Thanks, very helpful. In order to be able to "Annotate" this function,
I seem to need to add '--call-graph=none' (discovered by randomly
permuting flags). Then, ultimately I get here:
│ round_to<double>::c(double) const:
0.32 │ fmull -0x1e0(%rbp)
31.01 │ fstpl -0x1e0(%rbp)
2.00 │ movsd -0x1e0(%rbp),%xmm0
0.43 │ → callq *0xd50(%r13)
│ * scale_back_cents_
0.30 │ fldt 0xd40(%r13)
so that FSTPL is apparently the problem.
FSTPL? with x86_64? Yes, since 'round_to.hpp' uses type
'long double'. Changing that to 'double' is likely to be a
Really Big Change, which I'm not going to attempt soon.
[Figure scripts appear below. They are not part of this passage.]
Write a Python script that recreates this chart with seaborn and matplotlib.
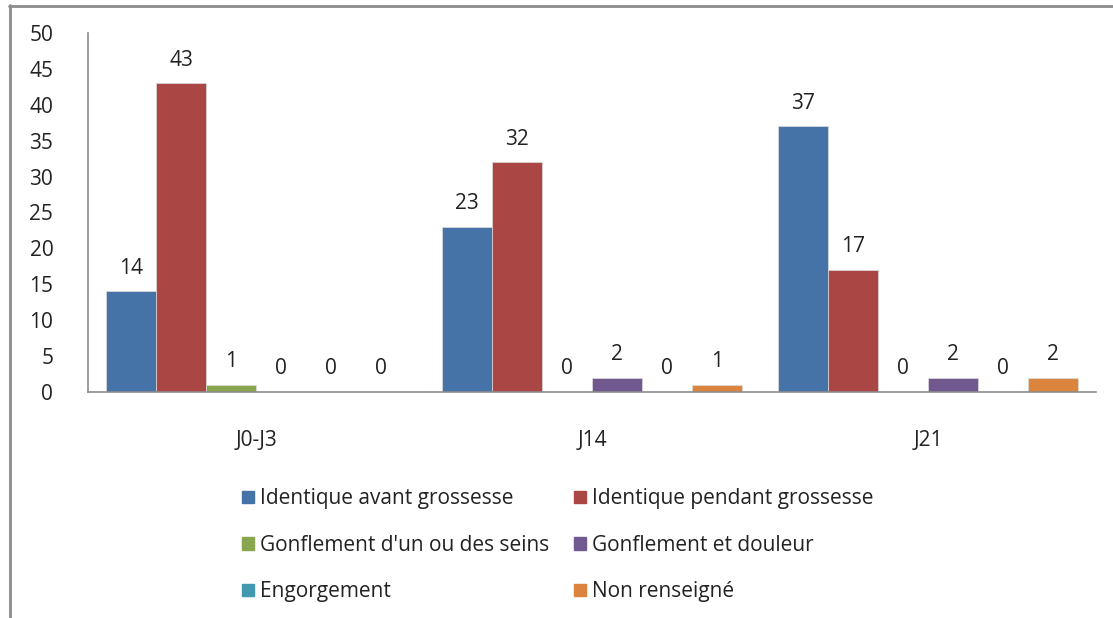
import pandas as pd
import matplotlib.pyplot as plt
import seaborn as sns
from matplotlib.lines import Line2D

periodes = ["J0-J3", "J14", "J21"]
series = ["Identique avant grossesse", "Identique pendant grossesse",
          "Gonflement d'un ou des seins", "Gonflement et douleur",
          "Engorgement", "Non renseigné"]
avant = [14, 23, 37]
pendant = [43, 32, 17]
gonfl_seins = [1, 0, 0]
gonfl_douleur = [0, 2, 2]
engorgement = [0, 0, 0]
non_renseigne = [0, 1, 2]
couleurs = ["#4572A7", "#AA4643", "#89A54E", "#71588F", "#4198AF", "#DB843D"]

valeurs = [avant, pendant, gonfl_seins, gonfl_douleur, engorgement, non_renseigne]
rows = []
for s, vals in zip(series, valeurs):
    for p, v in zip(periodes, vals):
        rows.append({"Periode": p, "Serie": s, "Valeur": v})
df = pd.DataFrame(rows)

sns.set_style("white")
plt.rcParams['font.family'] = ['Open Sans', 'DejaVu Sans']

fig = plt.figure(figsize=(11.13, 6.18), dpi=100)
ax = fig.add_axes([88 / 1113, 1 - 392 / 618, 1008 / 1113, 359 / 618])

sns.barplot(data=df, x="Periode", y="Valeur", hue="Serie", hue_order=series,
            order=periodes, palette=couleurs, width=300 / 336, saturation=1,
            legend=False, ax=ax, linewidth=0.5, edgecolor="#dddddd")

for cont in ax.containers:
    ax.bar_label(cont, fmt="%d", padding=9, fontsize=15, color="#222222")

ax.set_ylim(0, 50)
ax.set_yticks(range(0, 51, 5))
ax.set_xlim(-0.5, 2.5)
ax.set_xlabel("")
ax.set_ylabel("")
ax.tick_params(axis="both", length=0, labelsize=15, colors="#222222")
ax.tick_params(axis="y", pad=25)
ax.tick_params(axis="x", pad=27)
for side in ["top", "right"]:
    ax.spines[side].set_visible(False)
for side in ["left", "bottom"]:
    ax.spines[side].set_color("#8c8c8c")
    ax.spines[side].set_linewidth(1.2)

# legende remplie par lignes (2 colonnes)
ordre = [0, 2, 4, 1, 3, 5]
handles = [plt.Rectangle((0, 0), 1, 1, color=couleurs[i]) for i in ordre]
labels = [series[i] for i in ordre]
fig.legend(handles, labels, loc="upper left", bbox_to_anchor=(234 / 1113, 1 - 480 / 618),
           ncol=2, frameon=False, fontsize=15, handlelength=0.55, handleheight=0.55,
           handletextpad=0.3, columnspacing=1.2, labelspacing=1.22, labelcolor="#222222",
           borderaxespad=0)

# cadre du graphique (haut et gauche)
fig.add_artist(Line2D([9 / 1113, 1], [1 - 5.5 / 618] * 2, transform=fig.transFigure,
                      color="#8c8c8c", lw=2))
fig.add_artist(Line2D([9.5 / 1113] * 2, [0, 1 - 5 / 618], transform=fig.transFigure,
                      color="#8c8c8c", lw=2))

fig.savefig("out.png", dpi=100)
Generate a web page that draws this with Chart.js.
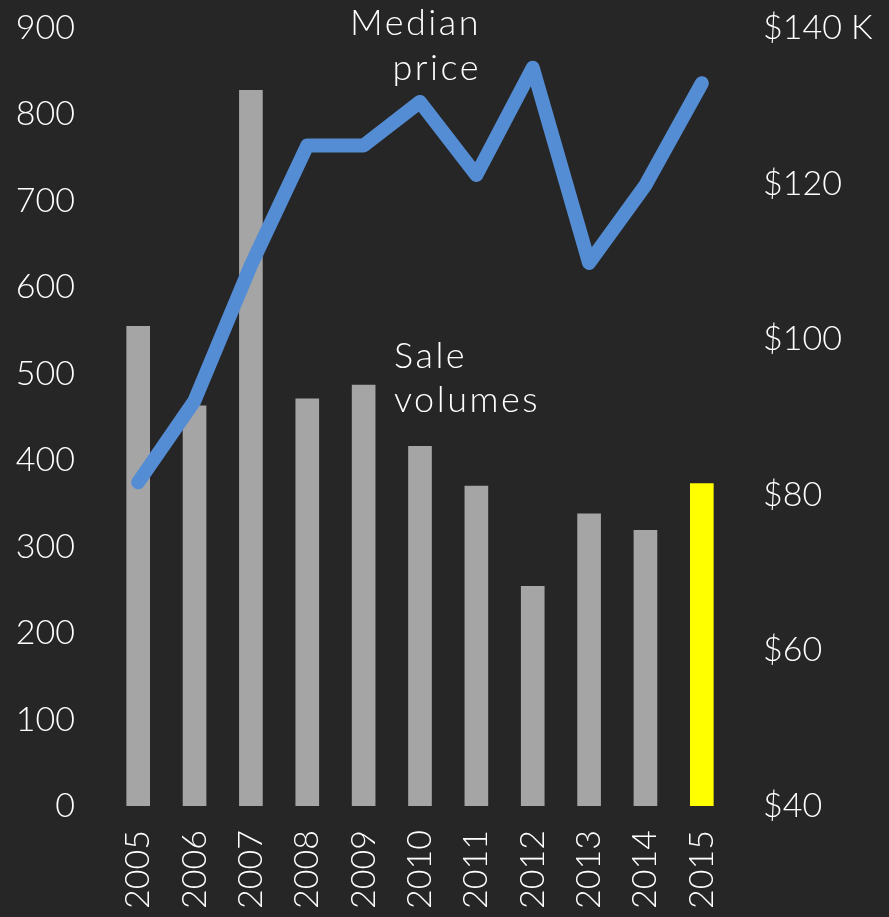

But the real question is why that FSTPL costs so much. While
I can't yet prove it, the reason seems clear: the argument to
round_to<>::c() is very often an extreme value. In HEAD, it's
std::numeric_limits<double>::max()
and the code seems equally slow if I change that to
std::numeric_limits<double>::infinity()
(so that's no silver bullet).
Originally we had
double limit = SOME_BIGNUM;
double payment = some_everyday_value;
double limited_payment = std::min(limit, payment);
and the x87 handled that well. It continued to work well
when I semi-currency-ized it:
double limit = SOME_BIGNUM;
currency payment = some_everyday_value;
currency limited_payment = round_gross_pmt.c(
std::min(limit, dblize(payment)
);
But when I fully currency-ized it:
currency limit = round_gross_pmt.c(SOME_BIGNUM);
that's the single statement that slowed the whole program
down painfully, because it multiplies SOME_BIGNUM by 100.0
(probably causing overflow) and then FSTPL's the result.
I don't yet know the best way to deal with this, but
I do now know exactly what to investigate.